>> Begin
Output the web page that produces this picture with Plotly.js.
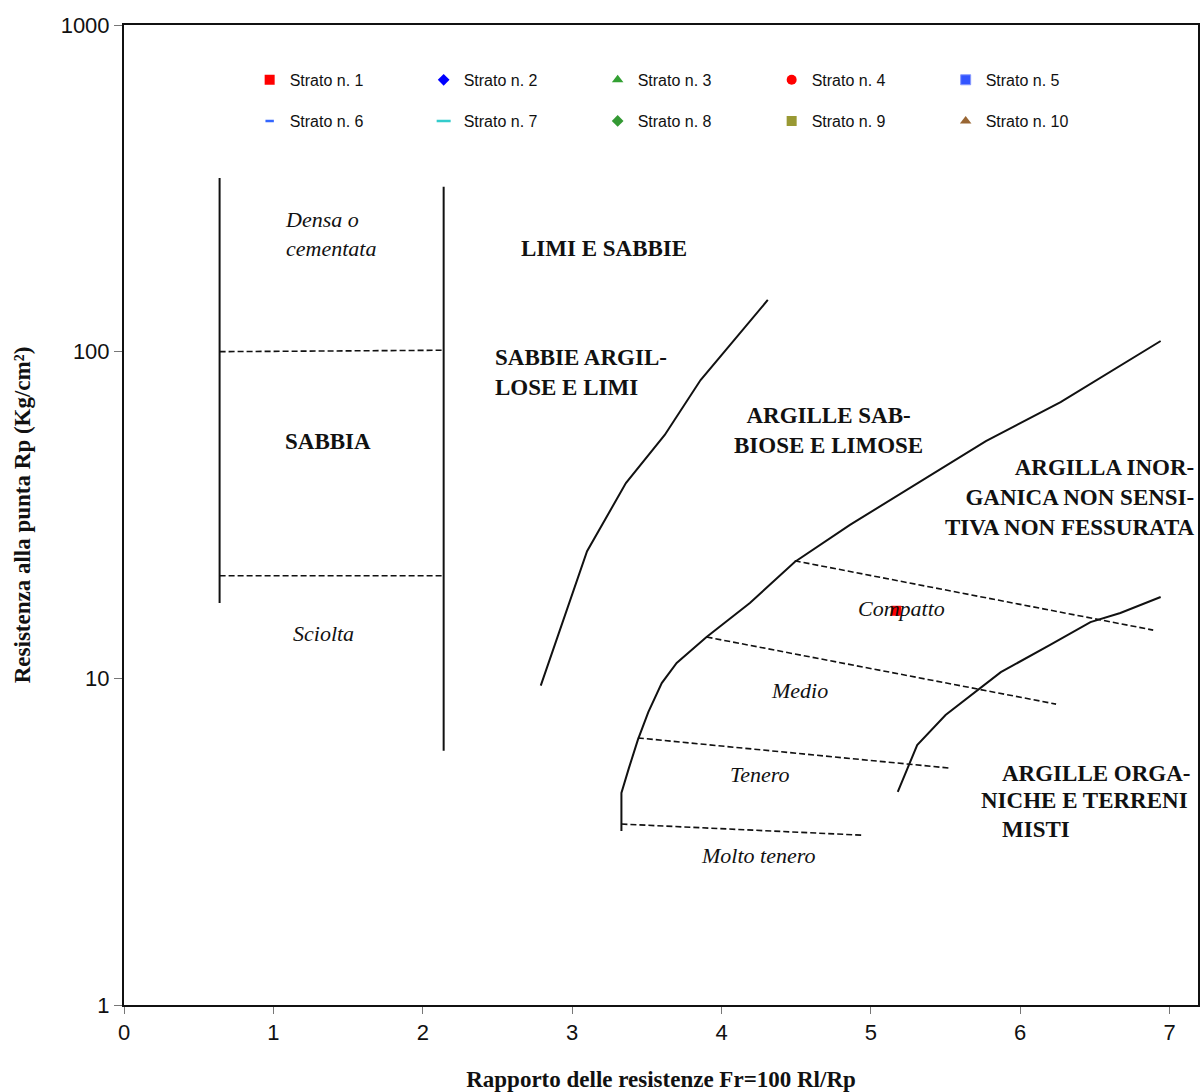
<!DOCTYPE html>
<html>
<head>
<meta charset="utf-8">
<script src="https://cdn.plot.ly/plotly-3.0.1.min.js"></script>
<style>html,body{margin:0;padding:0;background:#fff;}#chart{width:1200px;height:1092px;}</style>
</head>
<body>
<div id="chart"></div>
<script>
// ---- Data: measured points ----
const strato1X = [5.17];
const strato1Y = [16.1];
const emptyX = [null];
const emptyY = [null];
const strataNames = ["Strato n. 1","Strato n. 2","Strato n. 3","Strato n. 4","Strato n. 5",
                     "Strato n. 6","Strato n. 7","Strato n. 8","Strato n. 9","Strato n. 10"];

// ---- Classification chart boundaries (Schmertmann) ----
const sandLeftX = [0.64, 0.64];
const sandLeftY = [17, 340];
const sandRightX = [2.14, 2.14];
const sandRightY = [6.0, 320];
const sandDenseX = [0.64, 2.13];
const sandDenseY = [100, 101];
const sandLooseX = [0.64, 2.13];
const sandLooseY = [20.6, 20.6];

const curveAX = [2.79, 3.10, 3.36, 3.62, 3.86, 4.31];
const curveAY = [9.5, 24.5, 39.6, 55.6, 81.9, 144];

const curveBX = [3.33, 3.33, 3.38, 3.44, 3.51, 3.60, 3.70, 3.90, 4.19, 4.49, 4.86, 5.33, 5.77, 6.27, 6.94];
const curveBY = [3.41, 4.46, 5.31, 6.48, 7.88, 9.67, 11.14, 13.38, 17.0, 22.7, 29.5, 39.9, 53.2, 70.1, 107.8];

const curveCX = [5.18, 5.31, 5.50, 5.87, 6.20, 6.47, 6.67, 6.94];
const curveCY = [4.49, 6.25, 7.72, 10.45, 12.65, 14.87, 15.85, 17.74];

const dashCompattoX = [4.49, 6.89];
const dashCompattoY = [22.9, 14.05];
const dashMedioX = [3.90, 6.24];
const dashMedioY = [13.38, 8.34];
const dashTeneroX = [3.44, 5.53];
const dashTeneroY = [6.57, 5.31];
const dashMoltoX = [3.33, 4.94];
const dashMoltoY = [3.58, 3.31];

const solidLines = [[sandLeftX, sandLeftY],[sandRightX, sandRightY],[curveAX, curveAY],[curveBX, curveBY],[curveCX, curveCY]];
const dashedLines = [[sandDenseX, sandDenseY],[sandLooseX, sandLooseY],[dashCompattoX, dashCompattoY],[dashMedioX, dashMedioY],[dashTeneroX, dashTeneroY],[dashMoltoX, dashMoltoY]];

const traces = [];
solidLines.forEach(function(l){
  traces.push({x:l[0], y:l[1], mode:'lines', showlegend:false, hoverinfo:'skip',
    line:{color:'#111', width:2}});
});
dashedLines.forEach(function(l){
  traces.push({x:l[0], y:l[1], mode:'lines', showlegend:false, hoverinfo:'skip',
    line:{color:'#111', width:1.6, dash:'6px,3px'}});
});

const markerStyles = [
  {symbol:'square', color:'#ff0000', size:10},
  {symbol:'diamond', color:'#0000ff', size:9},
  {symbol:'triangle-up', color:'#33a033', size:10},
  {symbol:'circle', color:'#ff0000', size:10},
  {symbol:'square', color:'#3355ff', size:10, line:{color:'#8899ff', width:1}},
  {symbol:'line-ew', color:'#3366ff', size:6, line:{color:'#3366ff', width:2.5}},
  {symbol:'line-ew', color:'#33cccc', size:10, line:{color:'#33cccc', width:2.5}},
  {symbol:'diamond', color:'#339933', size:9},
  {symbol:'square', color:'#999933', size:10},
  {symbol:'triangle-up', color:'#996633', size:10}
];

strataNames.forEach(function(name, i){
  const ms = markerStyles[i];
  traces.push({
    x: i === 0 ? strato1X : emptyX,
    y: i === 0 ? strato1Y : emptyY,
    mode:'markers', name:name, showlegend:true,
    legend: i < 5 ? 'legend' : 'legend2',
    marker:{symbol:ms.symbol, color:ms.color, size:ms.size, line: ms.line || {width:0}}
  });
});

const bold = {family:'Liberation Serif, Times New Roman, serif', size:23, color:'#111', weight:'bold'};
const ital = {family:'Liberation Serif, Times New Roman, serif', size:22, color:'#111', style:'italic'};

function ann(text, x, ly, font, xanchor, align){
  return {text:text, x:x, y:ly, xref:'x', yref:'y', showarrow:false,
    xanchor:xanchor||'center', yanchor:'middle', align:align||'center', font:font};
}

const annotations = [
  ann('Densa o<br>cementata', 1.065, 2.36, ital, 'left', 'left'),
  ann('<b>LIMI E SABBIE</b>', 3.215, 2.317, bold),
  ann('<b>SABBIE ARGIL-<br>LOSE E LIMI</b>', 2.472, 1.9376, bold, 'left', 'left'),
  ann('<b>SABBIA</b>', 1.366, 1.726, bold),
  ann('<b>ARGILLE SAB-<br>BIOSE E LIMOSE</b>', 4.715, 1.760, bold),
  ann('<b>ARGILLA INOR-<br>GANICA NON SENSI-<br>TIVA NON FESSURATA</b>', 7.185, 1.555, bold, 'right', 'right'),
  ann('<b>ARGILLE ORGA-</b>', 5.867, 0.710, bold, 'left', 'left'),
  ann('<b>NICHE E TERRENI</b>', 5.727, 0.6275, bold, 'left', 'left'),
  ann('<b>MISTI</b>', 5.867, 0.5387, bold, 'left', 'left'),
  ann('Compatto', 5.204, 1.2152, ital),
  ann('Medio', 4.521, 0.9642, ital),
  ann('Tenero', 4.260, 0.7071, ital),
  ann('Molto tenero', 4.246, 0.4591, ital),
  ann('Sciolta', 1.333, 1.1387, ital)
];

const legendFont = {family:'Liberation Sans, Arial, sans-serif', size:16, color:'#111'};
const layout = {
  width:1200, height:1092,
  margin:{l:124, r:2, t:25, b:87},
  paper_bgcolor:'#fff', plot_bgcolor:'#fff',
  xaxis:{
    range:[0, 7.19], tickvals:[0,1,2,3,4,5,6,7], showgrid:false, zeroline:false,
    showline:true, linecolor:'#111', linewidth:2, mirror:true,
    ticks:'outside', ticklen:7, tickwidth:1, tickcolor:'#777',
    tickfont:{family:'Liberation Sans, Arial, sans-serif', size:22, color:'#111'},
    title:{text:'Rapporto delle resistenze Fr=100 Rl/Rp', standoff:27,
      font:{family:'Liberation Serif, Times New Roman, serif', size:23, color:'#111', weight:'bold'}}
  },
  yaxis:{
    type:'log', range:[0,3], tickvals:[1,10,100,1000], ticktext:['1','10','100','1000'],
    showgrid:false, zeroline:false,
    showline:true, linecolor:'#111', linewidth:2, mirror:true,
    ticks:'outside', ticklen:8, tickwidth:1, tickcolor:'#777',
    tickfont:{family:'Liberation Sans, Arial, sans-serif', size:22, color:'#111'},
    title:{text:'Resistenza alla punta Rp (Kg/cm²)', standoff:24,
      font:{family:'Liberation Serif, Times New Roman, serif', size:23, color:'#111', weight:'bold'}}
  },
  legend:{orientation:'h', x:0.117, y:0.944, xanchor:'left', yanchor:'middle',
    entrywidth:129, entrywidthmode:'pixels', bgcolor:'rgba(0,0,0,0)', font:legendFont},
  legend2:{orientation:'h', x:0.117, y:0.902, xanchor:'left', yanchor:'middle',
    entrywidth:129, entrywidthmode:'pixels', bgcolor:'rgba(0,0,0,0)', font:legendFont},
  annotations:annotations,
  showlegend:true
};

Plotly.newPlot('chart', traces, layout, {displayModeBar:false, staticPlot:true});
</script>
</body>
</html>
>> End
Task statement:
Leaving out the pictures, repeat the data above exactly.

Solution for this exercise:
Output the web page that produces this picture with Plotly.js.
<!DOCTYPE html>
<html>
<head>
<meta charset="utf-8">
<script src="https://cdn.plot.ly/plotly-3.0.1.min.js"></script>
<style>html,body{margin:0;padding:0;background:#fff;}#chart{width:1200px;height:1092px;}</style>
</head>
<body>
<div id="chart"></div>
<script>
// ---- Data: measured points ----
const strato1X = [5.17];
const strato1Y = [16.1];
const emptyX = [null];
const emptyY = [null];
const strataNames = ["Strato n. 1","Strato n. 2","Strato n. 3","Strato n. 4","Strato n. 5",
                     "Strato n. 6","Strato n. 7","Strato n. 8","Strato n. 9","Strato n. 10"];

// ---- Classification chart boundaries (Schmertmann) ----
const sandLeftX = [0.64, 0.64];
const sandLeftY = [17, 340];
const sandRightX = [2.14, 2.14];
const sandRightY = [6.0, 320];
const sandDenseX = [0.64, 2.13];
const sandDenseY = [100, 101];
const sandLooseX = [0.64, 2.13];
const sandLooseY = [20.6, 20.6];

const curveAX = [2.79, 3.10, 3.36, 3.62, 3.86, 4.31];
const curveAY = [9.5, 24.5, 39.6, 55.6, 81.9, 144];

const curveBX = [3.33, 3.33, 3.38, 3.44, 3.51, 3.60, 3.70, 3.90, 4.19, 4.49, 4.86, 5.33, 5.77, 6.27, 6.94];
const curveBY = [3.41, 4.46, 5.31, 6.48, 7.88, 9.67, 11.14, 13.38, 17.0, 22.7, 29.5, 39.9, 53.2, 70.1, 107.8];

const curveCX = [5.18, 5.31, 5.50, 5.87, 6.20, 6.47, 6.67, 6.94];
const curveCY = [4.49, 6.25, 7.72, 10.45, 12.65, 14.87, 15.85, 17.74];

const dashCompattoX = [4.49, 6.89];
const dashCompattoY = [22.9, 14.05];
const dashMedioX = [3.90, 6.24];
const dashMedioY = [13.38, 8.34];
const dashTeneroX = [3.44, 5.53];
const dashTeneroY = [6.57, 5.31];
const dashMoltoX = [3.33, 4.94];
const dashMoltoY = [3.58, 3.31];

const solidLines = [[sandLeftX, sandLeftY],[sandRightX, sandRightY],[curveAX, curveAY],[curveBX, curveBY],[curveCX, curveCY]];
const dashedLines = [[sandDenseX, sandDenseY],[sandLooseX, sandLooseY],[dashCompattoX, dashCompattoY],[dashMedioX, dashMedioY],[dashTeneroX, dashTeneroY],[dashMoltoX, dashMoltoY]];

const traces = [];
solidLines.forEach(function(l){
  traces.push({x:l[0], y:l[1], mode:'lines', showlegend:false, hoverinfo:'skip',
    line:{color:'#111', width:2}});
});
dashedLines.forEach(function(l){
  traces.push({x:l[0], y:l[1], mode:'lines', showlegend:false, hoverinfo:'skip',
    line:{color:'#111', width:1.6, dash:'6px,3px'}});
});

const markerStyles = [
  {symbol:'square', color:'#ff0000', size:10},
  {symbol:'diamond', color:'#0000ff', size:9},
  {symbol:'triangle-up', color:'#33a033', size:10},
  {symbol:'circle', color:'#ff0000', size:10},
  {symbol:'square', color:'#3355ff', size:10, line:{color:'#8899ff', width:1}},
  {symbol:'line-ew', color:'#3366ff', size:6, line:{color:'#3366ff', width:2.5}},
  {symbol:'line-ew', color:'#33cccc', size:10, line:{color:'#33cccc', width:2.5}},
  {symbol:'diamond', color:'#339933', size:9},
  {symbol:'square', color:'#999933', size:10},
  {symbol:'triangle-up', color:'#996633', size:10}
];

strataNames.forEach(function(name, i){
  const ms = markerStyles[i];
  traces.push({
    x: i === 0 ? strato1X : emptyX,
    y: i === 0 ? strato1Y : emptyY,
    mode:'markers', name:name, showlegend:true,
    legend: i < 5 ? 'legend' : 'legend2',
    marker:{symbol:ms.symbol, color:ms.color, size:ms.size, line: ms.line || {width:0}}
  });
});

const bold = {family:'Liberation Serif, Times New Roman, serif', size:23, color:'#111', weight:'bold'};
const ital = {family:'Liberation Serif, Times New Roman, serif', size:22, color:'#111', style:'italic'};

function ann(text, x, ly, font, xanchor, align){
  return {text:text, x:x, y:ly, xref:'x', yref:'y', showarrow:false,
    xanchor:xanchor||'center', yanchor:'middle', align:align||'center', font:font};
}

const annotations = [
  ann('Densa o<br>cementata', 1.065, 2.36, ital, 'left', 'left'),
  ann('<b>LIMI E SABBIE</b>', 3.215, 2.317, bold),
  ann('<b>SABBIE ARGIL-<br>LOSE E LIMI</b>', 2.472, 1.9376, bold, 'left', 'left'),
  ann('<b>SABBIA</b>', 1.366, 1.726, bold),
  ann('<b>ARGILLE SAB-<br>BIOSE E LIMOSE</b>', 4.715, 1.760, bold),
  ann('<b>ARGILLA INOR-<br>GANICA NON SENSI-<br>TIVA NON FESSURATA</b>', 7.185, 1.555, bold, 'right', 'right'),
  ann('<b>ARGILLE ORGA-</b>', 5.867, 0.710, bold, 'left', 'left'),
  ann('<b>NICHE E TERRENI</b>', 5.727, 0.6275, bold, 'left', 'left'),
  ann('<b>MISTI</b>', 5.867, 0.5387, bold, 'left', 'left'),
  ann('Compatto', 5.204, 1.2152, ital),
  ann('Medio', 4.521, 0.9642, ital),
  ann('Tenero', 4.260, 0.7071, ital),
  ann('Molto tenero', 4.246, 0.4591, ital),
  ann('Sciolta', 1.333, 1.1387, ital)
];

const legendFont = {family:'Liberation Sans, Arial, sans-serif', size:16, color:'#111'};
const layout = {
  width:1200, height:1092,
  margin:{l:124, r:2, t:25, b:87},
  paper_bgcolor:'#fff', plot_bgcolor:'#fff',
  xaxis:{
    range:[0, 7.19], tickvals:[0,1,2,3,4,5,6,7], showgrid:false, zeroline:false,
    showline:true, linecolor:'#111', linewidth:2, mirror:true,
    ticks:'outside', ticklen:7, tickwidth:1, tickcolor:'#777',
    tickfont:{family:'Liberation Sans, Arial, sans-serif', size:22, color:'#111'},
    title:{text:'Rapporto delle resistenze Fr=100 Rl/Rp', standoff:27,
      font:{family:'Liberation Serif, Times New Roman, serif', size:23, color:'#111', weight:'bold'}}
  },
  yaxis:{
    type:'log', range:[0,3], tickvals:[1,10,100,1000], ticktext:['1','10','100','1000'],
    showgrid:false, zeroline:false,
    showline:true, linecolor:'#111', linewidth:2, mirror:true,
    ticks:'outside', ticklen:8, tickwidth:1, tickcolor:'#777',
    tickfont:{family:'Liberation Sans, Arial, sans-serif', size:22, color:'#111'},
    title:{text:'Resistenza alla punta Rp (Kg/cm²)', standoff:24,
      font:{family:'Liberation Serif, Times New Roman, serif', size:23, color:'#111', weight:'bold'}}
  },
  legend:{orientation:'h', x:0.117, y:0.944, xanchor:'left', yanchor:'middle',
    entrywidth:129, entrywidthmode:'pixels', bgcolor:'rgba(0,0,0,0)', font:legendFont},
  legend2:{orientation:'h', x:0.117, y:0.902, xanchor:'left', yanchor:'middle',
    entrywidth:129, entrywidthmode:'pixels', bgcolor:'rgba(0,0,0,0)', font:legendFont},
  annotations:annotations,
  showlegend:true
};

Plotly.newPlot('chart', traces, layout, {displayModeBar:false, staticPlot:true});
</script>
</body>
</html>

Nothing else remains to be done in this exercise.